Ultimo contributo, in ordine di tempo, è quello della mia amica
Rosa. Si sta discutendo dell'anziana che si è fatta esplodere qualche giorno fa, Sulla base di una intervista rilasciata a
Repubblica dai parenti -che a Gaza ci devono pur vivere, c'è chi si è
convinto che si tratti di una incarnazione della sempiterna figura del Combattente e accusa altri di volerla vedere troppo simile alla Vittima.
Questo modo di raccontare, attraverso le categorie della Vittima e del Combattente, ricorda gli spettacoli di ombre cinesi, quando lo spettatore vede due profili che si affrontano su uno schermo bianco. Ma, per rimanere nella metafora, la luce che ne proietta le sagome sullo schermo è filtrata dalla percezione di cosa succede in Medio Oriente da sessanta anni in qua.
Gli affezionati al culto del sangue e delle radici, della comunità organica che viene prima dell'arido individuo - e decide al suo posto, vedono in quel conflitto l'attacco alla civiltà idilliaca e primigenia, portato dalle forze dissolutrici della modernità. Tanto per cambiare queste forze sono ebraiche - il sionismo è, infatti, il movimento risorgimentale del popolo ebraico. E, siccome sono ebraiche, sono onnipotenti, hanno creato tutto loro, anche i propri nemici; c'è infatti chi
sostiene che l'antisemitismo gioverebbe alla causa di Israele.
Sotto la retorica terzomondista, è facile vedere lo stesso universo di pensiero dei franchisti spagnoli, dei Codreanu e del nazismo. C'è la stessa nostalgia per quello che Engels chiamava l' "idiotismo della vita rurale", scandita dal tempo della religione, che ti ricordava quanto eri transitorio e quanto fosse eterna quella gerarchia sociale che prevedeva per te il ruolo più basso -e per gli ebrei quello del paria. C'è l'esaltazione del legame tra la Madre e la Terra, c'è anche lo stesso culto dell'azione risolutiva, del gesto eroico e, soprattutto, la stessa mistica della morte. I portatori di questa retorica sono stati sconfitti, ma chi coltiva la mistica della morte si nutre, appunto, di sconfitte.
Il problema è che tutto questo grumo di pulsioni nostalgiche -e ansie narcisistiche ben riconoscibili- viene proiettato su vicende reali, su una guerra vera. Ma la guerra non è il teatro dello scontro tra le incarnazioni del Bene e del Male, tra vecchie contadine e ragazzi pasciuti "di famiglia bene" (e, che caso, ebrei).

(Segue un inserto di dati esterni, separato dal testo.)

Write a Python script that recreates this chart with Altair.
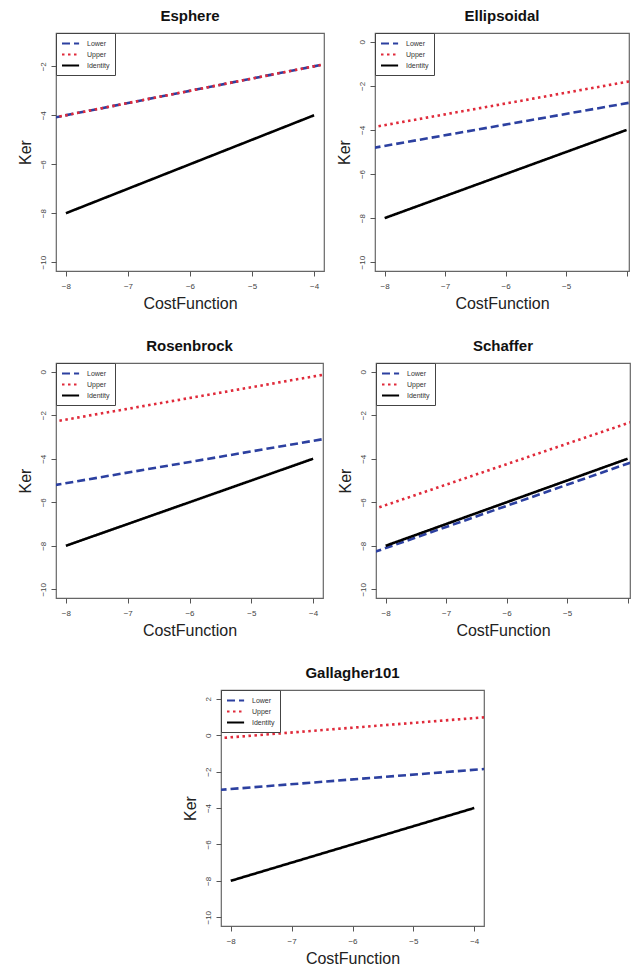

Chi scrive è nipote di partigiani e sa benissimo che la Resistenza ha riguardato persone concrete; che ci sono state scelte di campo tardive, ripensamenti, doppiogiochisti, partigiani-spia le cui responsabilità non sono mai state chiarite, camicie nere che il 24 aprile se la sono data a gambe, lasciando i ragazzini a prendersi gli sputi o peggio, bandiere bianche sventolate per cammuffarsi o, per dire, profittatori di borsa nera rivelatisi capaci di gesti eroici. Eroi nel senso moderno:
uomini qualunque come Rick di
Casablanca che rischiano,
senza venirne trasformati, per ristabilire un diritto -quello dei deportati a vivere, per esempio.

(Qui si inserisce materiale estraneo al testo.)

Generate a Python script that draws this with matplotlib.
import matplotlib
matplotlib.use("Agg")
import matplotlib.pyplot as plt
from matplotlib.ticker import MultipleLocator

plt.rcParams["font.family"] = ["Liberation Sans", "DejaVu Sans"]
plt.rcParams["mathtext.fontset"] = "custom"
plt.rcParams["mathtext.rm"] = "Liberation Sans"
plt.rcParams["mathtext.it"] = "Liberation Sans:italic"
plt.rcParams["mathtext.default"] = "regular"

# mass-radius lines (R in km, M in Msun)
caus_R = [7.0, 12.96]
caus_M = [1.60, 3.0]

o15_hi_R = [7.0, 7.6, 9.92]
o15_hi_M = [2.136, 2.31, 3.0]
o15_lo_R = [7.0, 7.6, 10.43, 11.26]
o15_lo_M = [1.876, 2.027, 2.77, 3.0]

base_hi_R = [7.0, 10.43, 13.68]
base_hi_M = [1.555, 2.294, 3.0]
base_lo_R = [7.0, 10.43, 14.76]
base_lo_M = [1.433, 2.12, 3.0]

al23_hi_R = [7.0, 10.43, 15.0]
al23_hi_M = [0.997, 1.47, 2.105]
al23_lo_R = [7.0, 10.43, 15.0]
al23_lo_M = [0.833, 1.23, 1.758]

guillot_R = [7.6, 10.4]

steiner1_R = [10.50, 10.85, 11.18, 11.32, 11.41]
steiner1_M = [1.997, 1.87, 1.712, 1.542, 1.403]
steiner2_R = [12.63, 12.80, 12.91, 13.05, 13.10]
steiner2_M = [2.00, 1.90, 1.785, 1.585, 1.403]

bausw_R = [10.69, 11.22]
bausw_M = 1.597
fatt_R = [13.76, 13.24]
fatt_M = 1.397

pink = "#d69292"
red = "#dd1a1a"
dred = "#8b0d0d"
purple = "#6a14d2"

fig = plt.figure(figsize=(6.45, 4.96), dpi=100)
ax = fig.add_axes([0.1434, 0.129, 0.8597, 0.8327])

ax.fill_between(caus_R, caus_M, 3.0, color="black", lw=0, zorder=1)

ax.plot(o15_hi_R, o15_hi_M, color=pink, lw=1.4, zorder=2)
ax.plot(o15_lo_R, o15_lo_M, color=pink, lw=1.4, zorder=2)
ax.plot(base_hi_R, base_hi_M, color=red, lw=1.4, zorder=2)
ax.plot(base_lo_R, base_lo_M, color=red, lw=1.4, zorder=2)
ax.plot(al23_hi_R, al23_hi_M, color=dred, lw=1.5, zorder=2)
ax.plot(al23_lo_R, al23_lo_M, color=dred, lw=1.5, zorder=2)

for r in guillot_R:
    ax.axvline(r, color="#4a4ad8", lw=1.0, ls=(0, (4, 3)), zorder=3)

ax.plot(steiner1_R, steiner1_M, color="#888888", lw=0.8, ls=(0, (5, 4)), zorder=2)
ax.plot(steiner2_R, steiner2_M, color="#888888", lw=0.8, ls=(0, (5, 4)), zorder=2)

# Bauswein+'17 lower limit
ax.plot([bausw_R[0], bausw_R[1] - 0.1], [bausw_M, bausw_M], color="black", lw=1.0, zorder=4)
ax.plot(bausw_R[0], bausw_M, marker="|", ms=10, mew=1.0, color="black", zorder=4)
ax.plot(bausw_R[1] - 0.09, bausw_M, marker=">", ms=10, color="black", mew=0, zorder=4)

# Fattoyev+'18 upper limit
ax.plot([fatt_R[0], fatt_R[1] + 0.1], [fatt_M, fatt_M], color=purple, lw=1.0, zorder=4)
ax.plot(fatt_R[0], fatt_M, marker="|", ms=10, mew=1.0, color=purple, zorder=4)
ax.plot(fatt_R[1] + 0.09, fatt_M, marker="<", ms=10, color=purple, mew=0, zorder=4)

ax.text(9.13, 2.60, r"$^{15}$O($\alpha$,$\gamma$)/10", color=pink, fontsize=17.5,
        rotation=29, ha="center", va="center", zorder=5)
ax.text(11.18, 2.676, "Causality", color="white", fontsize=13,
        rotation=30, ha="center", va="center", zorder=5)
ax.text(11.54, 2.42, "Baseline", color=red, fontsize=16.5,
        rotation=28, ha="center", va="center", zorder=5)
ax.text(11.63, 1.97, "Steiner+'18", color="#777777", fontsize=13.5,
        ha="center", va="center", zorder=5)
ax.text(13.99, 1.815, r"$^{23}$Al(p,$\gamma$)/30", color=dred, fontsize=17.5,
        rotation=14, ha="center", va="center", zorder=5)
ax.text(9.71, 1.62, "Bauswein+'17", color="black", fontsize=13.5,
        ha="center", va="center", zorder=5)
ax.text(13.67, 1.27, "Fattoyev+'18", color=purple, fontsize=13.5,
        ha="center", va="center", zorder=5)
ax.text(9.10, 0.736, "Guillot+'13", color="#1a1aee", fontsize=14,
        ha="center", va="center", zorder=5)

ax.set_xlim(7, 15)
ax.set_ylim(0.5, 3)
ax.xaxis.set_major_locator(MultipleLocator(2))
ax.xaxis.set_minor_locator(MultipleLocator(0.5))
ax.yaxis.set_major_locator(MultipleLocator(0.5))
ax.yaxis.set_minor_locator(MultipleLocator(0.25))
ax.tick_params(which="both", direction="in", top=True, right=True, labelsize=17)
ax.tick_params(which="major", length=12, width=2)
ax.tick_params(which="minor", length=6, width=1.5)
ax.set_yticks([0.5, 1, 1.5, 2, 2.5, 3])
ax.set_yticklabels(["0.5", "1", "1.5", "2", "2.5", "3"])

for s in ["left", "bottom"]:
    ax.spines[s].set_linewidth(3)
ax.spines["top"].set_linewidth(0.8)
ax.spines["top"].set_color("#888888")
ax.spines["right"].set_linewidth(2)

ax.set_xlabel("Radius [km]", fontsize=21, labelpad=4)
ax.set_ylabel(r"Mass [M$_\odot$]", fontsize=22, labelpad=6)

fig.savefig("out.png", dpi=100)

Invece gli eroi delle favole sono
prìncipi, che il bacio della principessa riporta alla loro vera natura, superiore a quella degli uomini ordinari, e che
ristabiliscono una gerarchia. Per le proprie favole identitarie e sacrali, l'estrema destra ha bisogno di eroi: da un po' di tempo crede di averne trovati in Palestina, dove il diritto degli esseri umani a vivere viene sacrificato sull'altare della Nazione Islamica. Di più: credono di aver trovato in questa anziana donna, il cui necrologio è stato scritto da Hamas, la principessa che, baciandoli, rivelerà il prìncipe nascosto in loro. Ma la principessa, è morta, uccisa dalle Forze del Male, dalla Globalizzazione, dai Cattivi, insomma: dal Sionismo. Niente principessa, niente bacio. Però: che sfiga, camerati.